Hormone Testing
Although there is no substitute for sitting down and discussing your medical history, symptoms, and concerns with your gynecologic health care provider, hormone testing can be helpful when the pattern of symptoms is confusing. Serum (blood) testing of hormones is the gold standard for testing, and is the only form of hormone testing recommended by the Endocrine Society, the American College of Obstetricians and Gynecologists, and the North American Menopause Society. This testing is provided at Chapel Hill Women’s Medicine through Quest Diagnostics.
Another form of hormone testing that has become popular is salivary hormone testing. Although there has been a great deal of interest in this, saliva testing for female hormones can be misleading and inaccurate. Using the best scientific evidence, it has not been validated for use in treating patients. For this reason, saliva testing is not provided at Chapel Hill Women’s Medicine and results of previous saliva testing are not used in managing hormone therapy.
It is important to realize that there are limitations with any form of hormone testing.
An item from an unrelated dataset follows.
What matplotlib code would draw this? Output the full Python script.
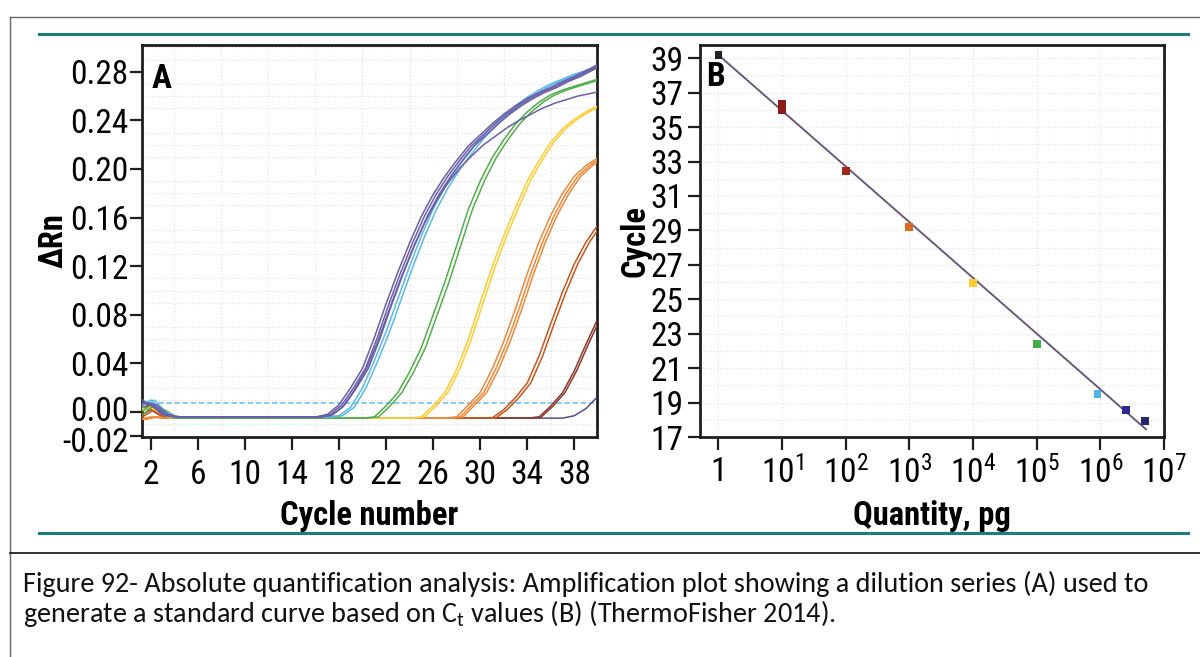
import matplotlib
matplotlib.use("Agg")
import matplotlib.pyplot as plt
import matplotlib.ticker as ticker
from matplotlib import font_manager
from matplotlib.lines import Line2D
from matplotlib.transforms import ScaledTranslation


def pick_family(candidates, need_bold=False):
    have = {}
    for f in font_manager.fontManager.ttflist:
        have.setdefault(f.name, set()).add(f.weight)
    for name in candidates:
        if name in have:
            w = [int(x) if str(x).isdigit() else 400 for x in have[name]]
            if not need_bold or max(w) >= 700:
                return name
    return "DejaVu Sans"


NARROW = pick_family(["Roboto Condensed", "Fira Sans Condensed",
                      "PT Sans Narrow", "IBM Plex Sans Condensed",
                      "Asap Condensed", "Archivo Narrow"], need_bold=True)
CAPTION = pick_family(["Carlito", "Lato"])
plt.rcParams["font.family"] = [NARROW, "DejaVu Sans"]

W, H = 1200, 657

# ---- panel A: amplification traces, dRn read per cycle (1..40) ----
cycles = list(range(1, 41))

rn_purple_hi = [0.008, 0.006, -0.002] + [-0.004] * 13 + [
    -0.002, 0.006, 0.020, 0.036, 0.061, 0.089, 0.115, 0.139, 0.161, 0.179,
    0.194, 0.207, 0.219, 0.228, 0.237, 0.245, 0.252, 0.258, 0.263, 0.267,
    0.272, 0.276, 0.281, 0.286]
rn_purple_lo = [0.010, 0.004, -0.003] + [-0.004] * 13 + [
    -0.003, 0.004, 0.018, 0.035, 0.058, 0.085, 0.111, 0.135, 0.156, 0.174,
    0.189, 0.201, 0.211, 0.220, 0.227, 0.234, 0.240, 0.245, 0.250, 0.254,
    0.257, 0.260, 0.262, 0.264]
rn_blue = [0.004, 0.010, 0.000] + [-0.004] * 14 + [
    -0.003, 0.004, 0.020, 0.042, 0.066, 0.093, 0.120, 0.145, 0.167, 0.185,
    0.200, 0.213, 0.225, 0.235, 0.244, 0.252, 0.259, 0.265, 0.270, 0.274,
    0.278, 0.281, 0.284]
rn_green = [-0.002, 0.006, 0.001] + [-0.005] * 17 + [
    -0.004, 0.005, 0.016, 0.033, 0.053, 0.080, 0.107, 0.137, 0.167, 0.190,
    0.209, 0.224, 0.237, 0.247, 0.255, 0.261, 0.265, 0.268, 0.271, 0.274]
rn_yellow = [0.002, 0.004, -0.002] + [-0.005] * 21 + [
    -0.004, 0.005, 0.016, 0.035, 0.060, 0.090, 0.119, 0.145, 0.168, 0.190,
    0.207, 0.222, 0.233, 0.241, 0.247, 0.252]
rn_orange = [-0.006, -0.004, -0.005] + [-0.005] * 24 + [
    -0.004, 0.006, 0.016, 0.035, 0.058, 0.085, 0.114, 0.140, 0.162, 0.180,
    0.194, 0.203, 0.209]
rn_dark_orange = [-0.004, 0.002, -0.004] + [-0.005] * 28 + [
    0.002, 0.012, 0.024, 0.046, 0.073, 0.099, 0.122, 0.140, 0.154]
rn_maroon = [0.003, 0.006, -0.003] + [-0.005] * 31 + [
    -0.004, 0.005, 0.016, 0.034, 0.056, 0.077]
rn_late = [0.004, 0.002, -0.003] + [-0.005] * 34 + [-0.003, 0.003, 0.013]

traces = [rn_late, rn_maroon, rn_dark_orange, rn_orange, rn_yellow,
          rn_green, rn_blue, rn_purple_lo, rn_purple_hi]
trace_colors = ["#5a4a8a", "#8a3a2a", "#c8561c", "#f0883a", "#ffcc33",
                "#52ad4a", "#5bb8ea", "#6b5ea8", "#6b5ea8"]
# replicate wells: cycle offsets of each replicate relative to the trace
replicate_shift = [[0.0], [0.0, 0.2], [0.0, 0.3], [0.0, 0.3, 0.55],
                   [0.0, 0.25], [0.0, 0.35], [0.0, 0.3], [0.3],
                   [0.0, 0.25, 0.5]]
threshold = 0.0077

a_yticks = [-0.02, 0.00, 0.04, 0.08, 0.12, 0.16, 0.20, 0.24, 0.28]
a_ylabels = ["-0.02", "0.00", "0.04", "0.08", "0.12", "0.16", "0.20",
             "0.24", "0.28"]
a_xticks = [2, 6, 10, 14, 18, 22, 26, 30, 34, 38]

# ---- panel B: standard curve ----
std_qty = [1, 10, 10, 100, 1000, 1e4, 1e5, 9e5, 2.5e6, 5e6]
std_ct = [39.19, 36.35, 36.0, 32.43, 29.19, 25.97, 22.40, 19.50, 18.59, 17.92]
std_colors = ["#222222", "#8b1a1a", "#8b1a1a", "#a02a1e", "#d86a22",
              "#ffc933", "#3fae49", "#4fb3ea", "#2a2a8a", "#262670"]
fit_qty = [1, 5.2e6]
fit_ct = [39.19, 17.45]

b_yticks = list(range(17, 40, 2))
b_xticks = [1, 1e1, 1e2, 1e3, 1e4, 1e5, 1e6, 1e7]
b_xlabels = ["1"] + [r"$\mathregular{10^{%d}}$" % k for k in range(1, 8)]

TICK_FS = 24
LABEL_FS = 23.5
CAP_FS = 20.3 if CAPTION == "Carlito" else 18.5


def px_axes(fig, left, top, right, bottom):
    return fig.add_axes([left / W, 1 - bottom / H,
                         (right - left) / W, (bottom - top) / H])


def style_frame(ax):
    for s in ax.spines.values():
        s.set_linewidth(2)
        s.set_color("#1e1e1e")
    ax.tick_params(which="major", length=9, width=1.6, color="#1e1e1e",
                   labelsize=TICK_FS, direction="out")
    ax.tick_params(which="minor", length=0)


def nudge(label, dy_pt):
    label.set_transform(label.get_transform()
                        + ScaledTranslation(0, dy_pt / 72, fig.dpi_scale_trans))


fig = plt.figure(figsize=(W / 100, H / 100), dpi=100)

# page furniture: outer box, teal rules, caption separator
fig.add_artist(Line2D([10 / W, 10 / W], [0, 1 - 16.7 / H], color="#666666", lw=1.0))
fig.add_artist(Line2D([10 / W, 1], [1 - 16.7 / H] * 2, color="#666666", lw=1.0))
for yy in (34, 533):
    fig.add_artist(Line2D([39 / W, 1188 / W], [1 - yy / H] * 2,
                          color="#1f7c83", lw=2.2))
fig.add_artist(Line2D([10 / W, 1], [1 - 553 / H] * 2, color="#111111", lw=1.2))

# ---------------- panel A ----------------
axA = px_axes(fig, 141.7, 45, 596.7, 437)
for trace, col, shifts in zip(traces, trace_colors, replicate_shift):
    for sh in shifts:
        axA.plot([c + sh for c in cycles], trace, color=col, lw=1.1, zorder=3)
axA.axhline(threshold, color="#7cc8f0", lw=1.3, ls=(0, (3, 1.5)), zorder=2)

axA.set_xlim(1.24, 39.9)
axA.set_ylim(-0.0205, 0.302)
axA.set_xticks(a_xticks)
axA.set_yticks(a_yticks)
axA.set_yticklabels(a_ylabels)
axA.xaxis.set_minor_locator(ticker.MultipleLocator(2))
axA.yaxis.set_minor_locator(ticker.MultipleLocator(0.01))
axA.grid(which="minor", color="#e2e2e2", lw=0.9, ls=":", zorder=0)
style_frame(axA)
axA.tick_params(axis="y", pad=0.5)
axA.tick_params(axis="x", pad=7)
# the two bottom labels are crowded; spread them a little, as in the original
ylabs = axA.get_yticklabels()
nudge(ylabs[0], -2)
nudge(ylabs[1], 2.5)
axA.text(0.022, 0.955, "A", transform=axA.transAxes, fontsize=24,
         fontweight="bold", ha="left", va="top")
axA.text(0.5, -0.2245, "Cycle number", transform=axA.transAxes,
         fontsize=LABEL_FS, fontweight="bold", ha="center", va="baseline")
axA.text(-0.193, 0.5, "\u0394Rn", transform=axA.transAxes, rotation=90,
         fontsize=LABEL_FS, fontweight="bold", ha="center", va="center")

# ---------------- panel B ----------------
axB = px_axes(fig, 700, 45, 1164, 437)
axB.set_xscale("log")
axB.plot(fit_qty, fit_ct, color="#6a5a7a", lw=1.4, zorder=3)
axB.scatter(std_qty, std_ct, marker="s", s=32, c=std_colors,
            edgecolors="none", zorder=4)
axB.set_xlim(10 ** -0.29, 1e7)
axB.set_ylim(17.0, 39.77)
axB.set_xticks(b_xticks)
axB.set_xticklabels(b_xlabels)
axB.set_yticks(b_yticks)
axB.xaxis.set_minor_locator(ticker.LogLocator(base=10, subs=range(2, 10)))
axB.xaxis.set_minor_formatter(ticker.NullFormatter())
axB.yaxis.set_minor_locator(ticker.MultipleLocator(1))
axB.grid(which="both", color="#e4e4e4", lw=0.9, ls=":", zorder=0)
style_frame(axB)
axB.tick_params(axis="y", pad=3)
axB.tick_params(axis="x", pad=5)
axB.text(0.013, 0.96, "B", transform=axB.transAxes, fontsize=24,
         fontweight="bold", ha="left", va="top")
axB.text(0.5, -0.2245, "Quantity, pg", transform=axB.transAxes,
         fontsize=LABEL_FS, fontweight="bold", ha="center", va="baseline")
axB.text(-0.138, 0.5, "Cycle", transform=axB.transAxes, rotation=90,
         fontsize=LABEL_FS, fontweight="bold", ha="center", va="center")

# ---------------- caption ----------------
cap1 = ("Figure 92- Absolute quantification analysis: Amplification plot "
        "showing a dilution series (A) used to")
cap2 = (r"generate a standard curve based on C$_\mathregular{t}$ values (B) "
        "(ThermoFisher 2014).")
fig.text(23 / W, 1 - 592 / H, cap1, family=CAPTION, fontsize=CAP_FS,
         ha="left", va="baseline", color="#111111")
fig.text(23 / W, 1 - 622 / H, cap2, family=CAPTION, fontsize=CAP_FS,
         ha="left", va="baseline", color="#111111")

fig.savefig("out.png", dpi=100)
A set of laboratory results provides a “snapshot” of a woman’s hormone profile on the day that the blood specimen is obtained, but these values must be considered as just one piece of evidence in evaluating the complex set of symptoms affecting the individual woman. Women are much more than the sum total of their hormone levels. There are many other factors to consider, including diet, physical activity, and lifestyle, that help to put these laboratory values into the broader context of the woman as a complete and unique individual.